Thursday, February 18, 2016

How Does Global Climate Warming Look Locally?

Regional estimates of the transient climate response to cumulative CO2 emissions (Abstract, Martin Leduc, H. Damon Matthews & Ramón de Elía, Nature Climate Change, Jan.4, 016)

Also discussed here: Impact of human activity on local climate mapped (Science Daily, Jan. 20, 2016)

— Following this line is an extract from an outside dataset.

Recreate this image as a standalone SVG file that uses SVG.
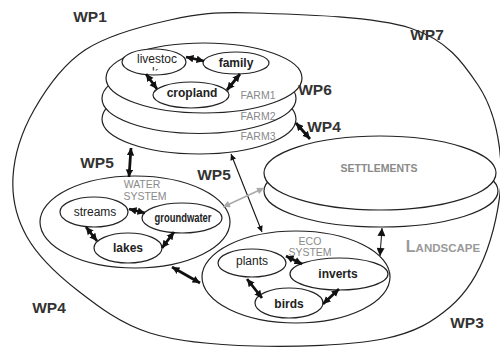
<svg xmlns="http://www.w3.org/2000/svg" width="500" height="347" viewBox="0 0 500 347">
<style>
  .ol{fill:#fff;stroke:#222;stroke-width:1.2}
  .bg{fill:none;stroke:#222;stroke-width:1.2}
  .wp{font-family:"Liberation Sans",Arial,sans-serif;font-weight:bold;font-size:15.5px;fill:#333;text-anchor:middle}
  .nd{font-family:"Liberation Sans",Arial,sans-serif;font-size:12px;fill:#222;text-anchor:middle}
  .b{font-weight:bold}
  .gl{font-family:"Liberation Sans",Arial,sans-serif;font-size:10.5px;fill:#8a8a8a;text-anchor:middle}
  .ar{stroke:#111;stroke-width:2.8;fill:none}
</style>
<defs>
  <marker id="dh" viewBox="0 0 10 10" refX="10" refY="5" markerWidth="7.5" markerHeight="8" markerUnits="userSpaceOnUse" orient="auto-start-reverse">
    <path d="M0,0 L10,5 L0,10 z" fill="#111"/>
  </marker>
  <marker id="th" viewBox="0 0 10 10" refX="10" refY="5" markerWidth="9" markerHeight="6" markerUnits="userSpaceOnUse" orient="auto-start-reverse">
    <path d="M0,0 L10,5 L0,10 z" fill="#111"/>
  </marker>
  <marker id="gh" viewBox="0 0 10 10" refX="10" refY="5" markerWidth="9" markerHeight="7" markerUnits="userSpaceOnUse" orient="auto-start-reverse">
    <path d="M0,0 L10,5 L0,10 z" fill="#aaa"/>
  </marker>
  <marker id="dm" viewBox="0 0 10 10" refX="10" refY="5" markerWidth="14" markerHeight="8" markerUnits="userSpaceOnUse" orient="auto-start-reverse">
    <path d="M0,0 L10,5 L0,10 z" fill="#111"/>
  </marker>
  <clipPath id="kclip"><rect x="150" y="66" width="10" height="4.5"/></clipPath>
</defs>

<g id="landscape">
  <path class="bg" d="M255,13 C295,14.3 372.8,16 410,28 C447.2,40 462.8,62.2 478,85 C493.2,107.8 499.5,137.5 501,165 C502.5,192.5 495.5,226.3 487,250 C478.5,273.7 467.3,292.2 450,307 C432.7,321.8 415.5,332.5 383,339 C350.5,345.5 293.8,347 255,346 C216.2,345 179.7,342.3 150,333 C120.3,323.7 97.5,306 77,290 C56.5,274 37.7,255.8 27,237 C16.3,218.2 11.8,198.2 13,177 C14.2,155.8 22,131.2 34,110 C46,88.8 62.3,65 85,50 C107.7,35 141.7,26.2 170,20 C198.3,13.8 215,11.7 255,13 Z"/>
  <text x="443" y="252" font-family="'Liberation Sans',Arial,sans-serif" font-weight="bold" fill="#999" text-anchor="middle"><tspan font-size="16">L</tspan><tspan font-size="11.5">ANDSCAPE</tspan></text>
</g>

<g id="farms">
  <ellipse class="ol" cx="199" cy="119" rx="97" ry="35"/>
  <ellipse class="ol" cx="199" cy="98.5" rx="97" ry="35"/>
  <ellipse class="ol" cx="204" cy="78" rx="98" ry="35"/>
  <text class="gl" x="258" y="99">FARM1</text>
  <text class="gl" x="258" y="120">FARM2</text>
  <text class="gl" x="258" y="140">FARM3</text>
</g>
<g id="livestock">
  <ellipse class="ol" cx="154" cy="62" rx="32" ry="13"/>
  <text class="nd" x="157" y="63">livestoc</text>
  <text class="nd" x="155" y="76" clip-path="url(#kclip)">k</text>
</g>
<g id="family">
  <ellipse class="ol" cx="236" cy="63" rx="33" ry="11"/>
  <text class="nd b" x="236" y="67">family</text>
</g>
<g id="cropland">
  <ellipse class="ol" cx="191" cy="95" rx="38" ry="13"/>
  <text class="nd b" x="192" y="97">cropland</text>
</g>

<g id="settlements">
  <ellipse class="ol" cx="381" cy="191" rx="117" ry="36"/>
  <ellipse class="ol" cx="380" cy="173" rx="116" ry="37"/>
  <text x="379" y="172" font-family="'Liberation Sans',Arial,sans-serif" font-weight="bold" font-size="10.5" fill="#8a8a8a" text-anchor="middle">SETTLEMENTS</text>
</g>

<g id="water-system">
  <ellipse class="ol" cx="135" cy="222" rx="95" ry="46"/>
  <text class="gl" x="142" y="188" font-size="11">WATER</text>
  <text class="gl" x="145" y="200" font-size="11">SYSTEM</text>
</g>
<g id="streams">
  <ellipse class="ol" cx="94" cy="212" rx="34" ry="15"/>
  <text class="nd" x="95" y="216">streams</text>
</g>
<g id="groundwater">
  <ellipse class="ol" cx="182" cy="218" rx="40" ry="15"/>
  <text class="nd b" x="183" y="222" textLength="57" lengthAdjust="spacingAndGlyphs">groundwater</text>
</g>
<g id="lakes">
  <ellipse class="ol" cx="128" cy="248" rx="34" ry="15"/>
  <text class="nd b" x="128" y="252">lakes</text>
</g>

<g id="ecosystem">
  <ellipse class="ol" cx="296" cy="277" rx="94" ry="46"/>
  <text class="gl" x="310" y="245" font-size="11">ECO</text>
  <text class="gl" x="310" y="256" font-size="11">SYSTEM</text>
</g>
<g id="plants">
  <ellipse class="ol" cx="252" cy="263" rx="34" ry="14"/>
  <text class="nd" x="252" y="265">plants</text>
</g>
<g id="inverts">
  <ellipse class="ol" cx="339" cy="274" rx="49" ry="16"/>
  <text class="nd b" x="338" y="278">inverts</text>
</g>
<g id="birds">
  <ellipse class="ol" cx="289" cy="303" rx="34" ry="15"/>
  <text class="nd b" x="289" y="308">birds</text>
</g>

<g id="connectors">
  <line class="ar" x1="186" y1="57" x2="204" y2="61" marker-start="url(#dh)" marker-end="url(#dh)"/>
  <line class="ar" x1="146" y1="74" x2="157" y2="89" marker-start="url(#dh)" marker-end="url(#dh)"/>
  <line class="ar" x1="240" y1="74" x2="227" y2="90" marker-start="url(#dh)" marker-end="url(#dh)"/>
  <line class="ar" x1="129" y1="209" x2="145" y2="213" marker-start="url(#dh)" marker-end="url(#dh)"/>
  <line class="ar" x1="86" y1="227" x2="97" y2="241" marker-start="url(#dh)" marker-end="url(#dh)"/>
  <line class="ar" x1="174" y1="232" x2="162" y2="248" marker-start="url(#dh)" marker-end="url(#dh)"/>
  <line class="ar" x1="172" y1="267" x2="200" y2="283" marker-start="url(#dh)" marker-end="url(#dh)"/>
  <line class="ar" x1="286" y1="256" x2="302" y2="264" marker-start="url(#dh)" marker-end="url(#dh)"/>
  <line class="ar" x1="247" y1="279" x2="262" y2="298" marker-start="url(#dh)" marker-end="url(#dh)"/>
  <line class="ar" x1="323" y1="304" x2="339" y2="289" marker-start="url(#dh)" marker-end="url(#dh)"/>
  <line class="ar" x1="296" y1="123" x2="310" y2="139" marker-start="url(#dh)" marker-end="url(#dh)"/>
  <line class="ar" x1="131" y1="148" x2="129" y2="177" marker-start="url(#dh)" marker-end="url(#dh)"/>
  <line stroke="#111" stroke-width="1" x1="382" y1="228" x2="380" y2="256" marker-start="url(#dm)" marker-end="url(#dm)"/>
  <line stroke="#111" stroke-width="1.1" x1="231" y1="154" x2="262" y2="232" marker-start="url(#th)" marker-end="url(#th)"/>
  <line stroke="#aaa" stroke-width="1.6" x1="264" y1="188" x2="223" y2="207" marker-start="url(#gh)" marker-end="url(#gh)"/>
</g>

<g id="wp-labels">
  <text class="wp" x="90" y="22">WP1</text>
  <text class="wp" x="427" y="40">WP7</text>
  <text class="wp" x="315" y="95">WP6</text>
  <text class="wp" x="324" y="132">WP4</text>
  <text class="wp" x="97" y="168">WP5</text>
  <text class="wp" x="214" y="180">WP5</text>
  <text class="wp" x="49" y="313">WP4</text>
  <text class="wp" x="467" y="328">WP3</text>
</g>
</svg>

Today we review research that examines the projected climate warming using 12 model runs from cumulative carbon emissions from pre-industrial levels to four times those emissions on different regions of the world. Not unexpectedly, temperatures increase the most in polar regions (more than 5 deg C per trillion tons of emissions) than in low latitude areas and more over land (1.3 deg C) than over oceans (less than 1 deg C). The influence of ice albedo and ocean circulation caused warming that was linear than in land areas far from ice. This approach offers much in the assessment of future climate impacts on a regional or locals scale.



local climate chnage  

Key Quotes:

"a map that shows how the climate changes in response to cumulative carbon emissions around the world. They found that temperature increases in most parts of the world respond linearly to cumulative emissions…the results of simulations in which CO2 emissions caused the concentration of CO2 in the atmosphere to increase by 1 per cent each year until it reached four times the levels recorded prior to the Industrial Revolution. “

"Globally, the researchers saw an average temperature increase of 1.7 ±0.4°C per trillion tonnes of carbon in CO2 emissions”

"As these numbers show, equatorial regions warm the slowest, while the Arctic warms the fastest. Of course, this is what we've already seen happen -- rapid changes in the Arctic are outpacing the rest of the planet,"

"This provides a simple and powerful link between total global emissions of carbon dioxide and local climate warming. This approach can be used to show how much human emissions are to blame for local changes."

"To date, humans have emitted almost 600 billion tonnes of carbon. This means that land areas on average have already warmed by 1.3°C because of these emissions. At current emission rates, we will have emitted enough CO¬2 to warm land areas by 2°C within 3 decades."

 “high-latitude ocean regions deviate more strongly from linearity as compared to land and lower-latitude oceans. This suggests that ice-albedo and ocean circulation feedbacks are important contributors to the overall negative deviation from linearity of the global temperature response to high levels of cumulative emissions.”